Marketing executives should expect to become the pioneers in this new information frontier. Their corporate roles will enlarge as the real-time, online global economy expands and as more businesses look beyond themselves and think globally. Marketers will be charged with identifying areas of market expansion and contraction worldwide, thus becoming an even more integral part of the corporate decision-making process, with responsibilities that will extend to new direct investment and operational funding. Marketing executives also will be tasked with supplying more timely and precise order-trend information as part of value networks aimed at reducing costly inventories and facilitating on-demand manufacturing and service delivery.

In short, marketing executives are destined for stardom in the 21st century business world.
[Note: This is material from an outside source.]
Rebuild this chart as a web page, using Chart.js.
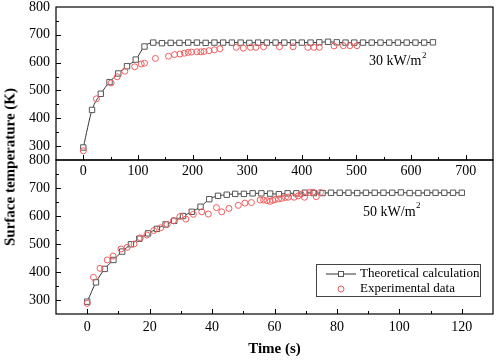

They have an exceptional opportunity to create brand vision at the early stages of an enterprise. E-marketers, in essence, are in a position to shape and define virtually all aspects of an organization unlike ever before. Success will hang on their ability to identify consumers' emotional triggers and forge brand identity through a challenging digital medium. These are vital new imperatives for “multitasking marketers” and business ventures alike.